On the South. A line from Tanjong Banenan through the Southern points of Balt [sic] and Noesa Islands to Tanjong Bt Gendang, the Southwest extreme of Lombok, and its South coast to Tanjong Ringgit the Southeast extreme, thence a line to Tanjong Mangkoen the Southwest extreme of Soembawa.
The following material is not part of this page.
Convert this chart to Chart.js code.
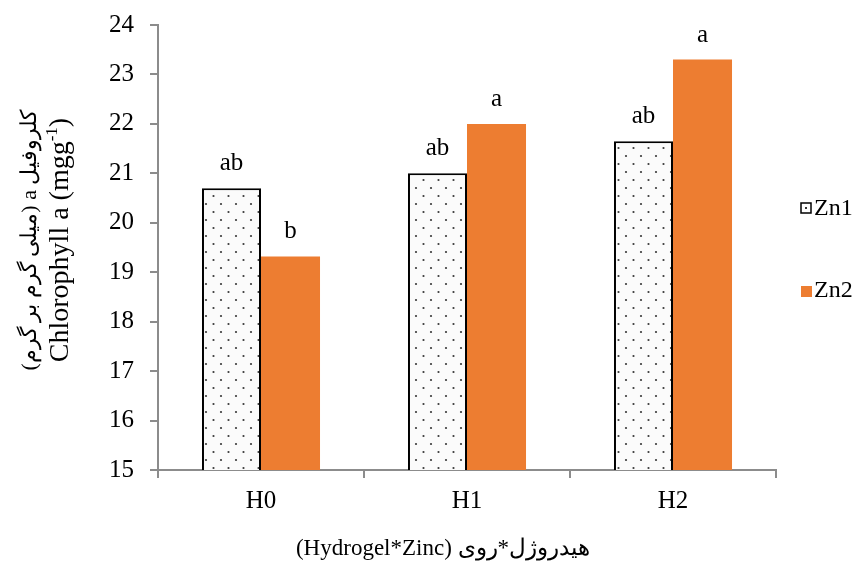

On the East. The West and North coasts of Soembawa as far East as Tanjong Sarokaja, thence the Western limit of Flores Sea [A line from Tg Sarokaja to the Western Paternoster island].

===Circulation===
The circulation and mass water properties in Bali Sea are a continuation from Flores Sea to the Java Sea in the north. In oceanographic, Bali Sea is concerned with the Indonesian Throughflow coming from Pacific Ocean to the Indian Ocean, the flow of which are mostly passing through Bali Strait and Lombok Strait.

==Tsunamis==
In a recorded tsunami history, Bali Sea observed several tsunamis. The 1815 Tambora eruption (scale 7 of Volcanic Explosivity Index) formed tsunamis on 22 September 1815 at coordinate and three years later (8 September 1818) from subsequent volcanic activities at coordinate . Two more tsunamis were recorded in 1857 and 1917 with maximum heights of 3 and 2 m respectively.

==Accidents==
===2021===
- On 21 April 2021, an Indonesian navy submarine called KRI Nanggala (402) was reported as missing in waters about 95 km (51 nautical miles) north of Bali during its torpedo drill. Few days later, debris was found within 10 nmi of the point of last contact and was believed to have come from the submarine. Nanggala was later declared sunk along with 53 people on board, including 49 crew members, 1 commander, and 3 weapons specialists.